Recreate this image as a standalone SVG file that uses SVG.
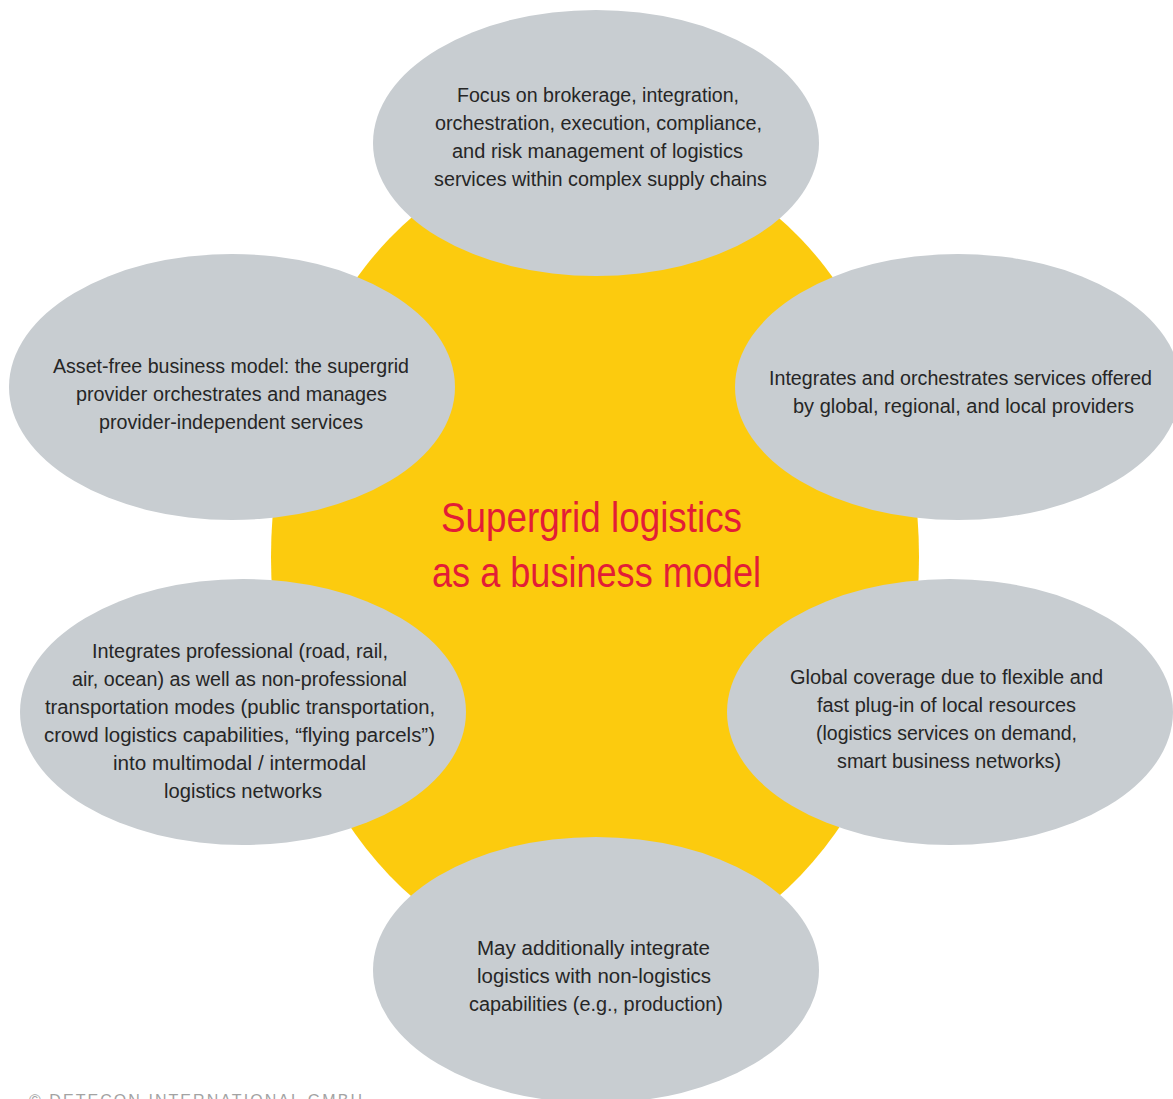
<svg xmlns="http://www.w3.org/2000/svg" width="1173" height="1099" viewBox="0 0 1173 1099">
<style>
.bg{fill:#ffffff}
.hub{fill:#fccb0e}
.node{fill:#c8cdd1}
.t{font-family:"Liberation Sans",Arial,sans-serif;font-size:20px;fill:#262626;text-anchor:middle}
.title{font-family:"Liberation Sans",Arial,sans-serif;font-size:42px;fill:#e31d36;text-anchor:middle}
.foot{font-family:"Liberation Sans",Arial,sans-serif;font-size:16px;fill:#a3a3a3}
</style>
<rect class="bg" x="0" y="0" width="1173" height="1099"/>
<g id="hub">
<ellipse class="hub" cx="595" cy="557" rx="324" ry="412"/>
</g>
<g id="connectors"></g>
<g id="node-top">
<ellipse class="node" cx="596" cy="143" rx="223" ry="133"/>
<text class="t" x="598" y="102" textLength="282" lengthAdjust="spacingAndGlyphs">Focus on brokerage, integration,</text>
<text class="t" x="598.5" y="130" textLength="327" lengthAdjust="spacingAndGlyphs">orchestration, execution, compliance,</text>
<text class="t" x="597.5" y="158" textLength="291" lengthAdjust="spacingAndGlyphs">and risk management of logistics</text>
<text class="t" x="600.5" y="186" textLength="333" lengthAdjust="spacingAndGlyphs">services within complex supply chains</text>
</g>
<g id="node-left-upper">
<ellipse class="node" cx="232" cy="387" rx="223" ry="133"/>
<text class="t" x="231" y="373" textLength="356" lengthAdjust="spacingAndGlyphs">Asset-free business model: the supergrid</text>
<text class="t" x="231.5" y="401" textLength="311" lengthAdjust="spacingAndGlyphs">provider orchestrates and manages</text>
<text class="t" x="231" y="429" textLength="264" lengthAdjust="spacingAndGlyphs">provider-independent services</text>
</g>
<g id="node-right-upper">
<ellipse class="node" cx="958" cy="387" rx="223" ry="133"/>
<text class="t" x="960.5" y="385" textLength="383" lengthAdjust="spacingAndGlyphs">Integrates and orchestrates services offered</text>
<text class="t" x="963.5" y="413" textLength="341" lengthAdjust="spacingAndGlyphs">by global, regional, and local providers</text>
</g>
<g id="node-left-lower">
<ellipse class="node" cx="243" cy="712" rx="223" ry="133"/>
<text class="t" x="240" y="658" textLength="296" lengthAdjust="spacingAndGlyphs">Integrates professional (road, rail,</text>
<text class="t" x="239.5" y="686" textLength="335" lengthAdjust="spacingAndGlyphs">air, ocean) as well as non-professional</text>
<text class="t" x="240" y="714" textLength="390" lengthAdjust="spacingAndGlyphs">transportation modes (public transportation,</text>
<text class="t" x="239.5" y="742" textLength="391" lengthAdjust="spacingAndGlyphs">crowd logistics capabilities, “flying parcels”)</text>
<text class="t" x="239.5" y="770" textLength="253" lengthAdjust="spacingAndGlyphs">into multimodal / intermodal</text>
<text class="t" x="243" y="798" textLength="158" lengthAdjust="spacingAndGlyphs">logistics networks</text>
</g>
<g id="node-right-lower">
<ellipse class="node" cx="950" cy="712" rx="223" ry="133"/>
<text class="t" x="946.5" y="684" textLength="313" lengthAdjust="spacingAndGlyphs">Global coverage due to flexible and</text>
<text class="t" x="946.5" y="712" textLength="259" lengthAdjust="spacingAndGlyphs">fast plug-in of local resources</text>
<text class="t" x="946.5" y="740" textLength="261" lengthAdjust="spacingAndGlyphs">(logistics services on demand,</text>
<text class="t" x="949" y="768" textLength="224" lengthAdjust="spacingAndGlyphs">smart business networks)</text>
</g>
<g id="node-bottom">
<ellipse class="node" cx="596" cy="970" rx="223" ry="133"/>
<text class="t" x="593.5" y="955" textLength="233" lengthAdjust="spacingAndGlyphs">May additionally integrate</text>
<text class="t" x="594" y="983" textLength="234" lengthAdjust="spacingAndGlyphs">logistics with non-logistics</text>
<text class="t" x="596" y="1011" textLength="254" lengthAdjust="spacingAndGlyphs">capabilities (e.g., production)</text>
</g>
<g id="title">
<text class="title" x="591.5" y="532" textLength="301" lengthAdjust="spacingAndGlyphs">Supergrid logistics</text>
<text class="title" x="596.5" y="587" textLength="329" lengthAdjust="spacingAndGlyphs">as a business model</text>
</g>
<text class="foot" x="29" y="1106" textLength="333" lengthAdjust="spacing">© DETECON INTERNATIONAL GMBH</text>
</svg>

SHORT PROBLEM: All of the lines above should be printed exactly, minus the pictures.

TASK SOLUTION:
Recreate this image as a standalone SVG file that uses SVG.
<svg xmlns="http://www.w3.org/2000/svg" width="1173" height="1099" viewBox="0 0 1173 1099">
<style>
.bg{fill:#ffffff}
.hub{fill:#fccb0e}
.node{fill:#c8cdd1}
.t{font-family:"Liberation Sans",Arial,sans-serif;font-size:20px;fill:#262626;text-anchor:middle}
.title{font-family:"Liberation Sans",Arial,sans-serif;font-size:42px;fill:#e31d36;text-anchor:middle}
.foot{font-family:"Liberation Sans",Arial,sans-serif;font-size:16px;fill:#a3a3a3}
</style>
<rect class="bg" x="0" y="0" width="1173" height="1099"/>
<g id="hub">
<ellipse class="hub" cx="595" cy="557" rx="324" ry="412"/>
</g>
<g id="connectors"></g>
<g id="node-top">
<ellipse class="node" cx="596" cy="143" rx="223" ry="133"/>
<text class="t" x="598" y="102" textLength="282" lengthAdjust="spacingAndGlyphs">Focus on brokerage, integration,</text>
<text class="t" x="598.5" y="130" textLength="327" lengthAdjust="spacingAndGlyphs">orchestration, execution, compliance,</text>
<text class="t" x="597.5" y="158" textLength="291" lengthAdjust="spacingAndGlyphs">and risk management of logistics</text>
<text class="t" x="600.5" y="186" textLength="333" lengthAdjust="spacingAndGlyphs">services within complex supply chains</text>
</g>
<g id="node-left-upper">
<ellipse class="node" cx="232" cy="387" rx="223" ry="133"/>
<text class="t" x="231" y="373" textLength="356" lengthAdjust="spacingAndGlyphs">Asset-free business model: the supergrid</text>
<text class="t" x="231.5" y="401" textLength="311" lengthAdjust="spacingAndGlyphs">provider orchestrates and manages</text>
<text class="t" x="231" y="429" textLength="264" lengthAdjust="spacingAndGlyphs">provider-independent services</text>
</g>
<g id="node-right-upper">
<ellipse class="node" cx="958" cy="387" rx="223" ry="133"/>
<text class="t" x="960.5" y="385" textLength="383" lengthAdjust="spacingAndGlyphs">Integrates and orchestrates services offered</text>
<text class="t" x="963.5" y="413" textLength="341" lengthAdjust="spacingAndGlyphs">by global, regional, and local providers</text>
</g>
<g id="node-left-lower">
<ellipse class="node" cx="243" cy="712" rx="223" ry="133"/>
<text class="t" x="240" y="658" textLength="296" lengthAdjust="spacingAndGlyphs">Integrates professional (road, rail,</text>
<text class="t" x="239.5" y="686" textLength="335" lengthAdjust="spacingAndGlyphs">air, ocean) as well as non-professional</text>
<text class="t" x="240" y="714" textLength="390" lengthAdjust="spacingAndGlyphs">transportation modes (public transportation,</text>
<text class="t" x="239.5" y="742" textLength="391" lengthAdjust="spacingAndGlyphs">crowd logistics capabilities, “flying parcels”)</text>
<text class="t" x="239.5" y="770" textLength="253" lengthAdjust="spacingAndGlyphs">into multimodal / intermodal</text>
<text class="t" x="243" y="798" textLength="158" lengthAdjust="spacingAndGlyphs">logistics networks</text>
</g>
<g id="node-right-lower">
<ellipse class="node" cx="950" cy="712" rx="223" ry="133"/>
<text class="t" x="946.5" y="684" textLength="313" lengthAdjust="spacingAndGlyphs">Global coverage due to flexible and</text>
<text class="t" x="946.5" y="712" textLength="259" lengthAdjust="spacingAndGlyphs">fast plug-in of local resources</text>
<text class="t" x="946.5" y="740" textLength="261" lengthAdjust="spacingAndGlyphs">(logistics services on demand,</text>
<text class="t" x="949" y="768" textLength="224" lengthAdjust="spacingAndGlyphs">smart business networks)</text>
</g>
<g id="node-bottom">
<ellipse class="node" cx="596" cy="970" rx="223" ry="133"/>
<text class="t" x="593.5" y="955" textLength="233" lengthAdjust="spacingAndGlyphs">May additionally integrate</text>
<text class="t" x="594" y="983" textLength="234" lengthAdjust="spacingAndGlyphs">logistics with non-logistics</text>
<text class="t" x="596" y="1011" textLength="254" lengthAdjust="spacingAndGlyphs">capabilities (e.g., production)</text>
</g>
<g id="title">
<text class="title" x="591.5" y="532" textLength="301" lengthAdjust="spacingAndGlyphs">Supergrid logistics</text>
<text class="title" x="596.5" y="587" textLength="329" lengthAdjust="spacingAndGlyphs">as a business model</text>
</g>
<text class="foot" x="29" y="1106" textLength="333" lengthAdjust="spacing">© DETECON INTERNATIONAL GMBH</text>
</svg>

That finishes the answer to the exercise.